Way back in 1995 my friends and I took an old MG Montego on a road trip from Scotland to Chamonix in the French Alps which also happened to be my first holiday abroad. I wrote about it a few years ago – The Spirit of Adventure. My abiding memory of that trip was taking a hike up the mountains to see my first ever glacier. I was expecting it to look pristine and white, not covered in rocks and debris so initially asked my friend where the glacier was before he pointed out that everything in front of me was a glacier! You can understand my confusion, this is the photo I subsequently took:
Wind forward to the Summer of 2017 where I had the pleasure of spending a few months living in France including a couple of trips to Chamonix. First time was with a friend for a few days and we went up to the highest point a cable car can – the Aiguille du Midi (which was too expensive for the John Conners of 1995 to afford) – and I was hoping once again to catch sight of this amazing glacier I’d seen over 20 years before. Turns out I should have looked at a map – the glacier was on the next set of mountains over. But it was pretty spectacular nonetheless!
A few weeks later I returned and this time I had a better of idea of the glacier I’d originally seen – I reckoned it was the mighty Mer de Glace. So I figured out how to hike there and one morning that’s exactly what I did. Rather than being a lazy tourist and taking the funicular railway to the top I walked – starting straight up a ski slope (those things are pretty steep and relentless to walk up). And after a couple of hours I found myself in truly spectacular scenery.
It was shortly after I was in for a bit of a shock. Turns out the glacier has receded dramatically over the 22 years since I’d been. To the point where there are signs on the cliff as you go down showing you where it was in a given year.
I couldn’t help but feel sad – upset if I’m honest – to see such a dramatic difference in such a short space of time (22 years really isn’t long at all). The sheer volume of ice that’s melted just boggles the mind, but it wasn’t until I finally got around to scanning in the negatives of my photos from 1995 that I was really able to compare the before and after as it just happens that I’d taken pretty much the exact same photo 22 years apart (I’m nothing if not consistent).
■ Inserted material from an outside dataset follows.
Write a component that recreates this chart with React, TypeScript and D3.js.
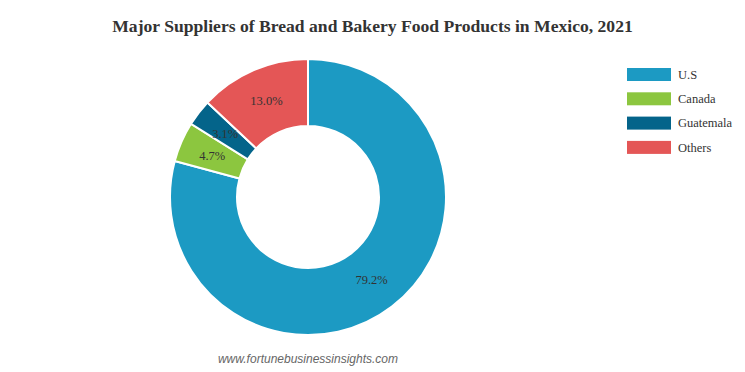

The photos were taken at around the same time of year and it’s pretty clear that the rock and green line is significantly further from the glacier than it used to be. When you multiply that by how long the glacier is, that’s a hell of a lot of ice that’s no longer there. When you look at a photo like those above and see the difference it’s pretty unsettling. But when you walk there and see it with your own eyes and remember what it looked like before, it really does bring it home to you how our planet is warming. We live on a beautiful planet, but it’s fragile.
A couple of generations from now that glacier will be entirely gone. Enjoy it while you can.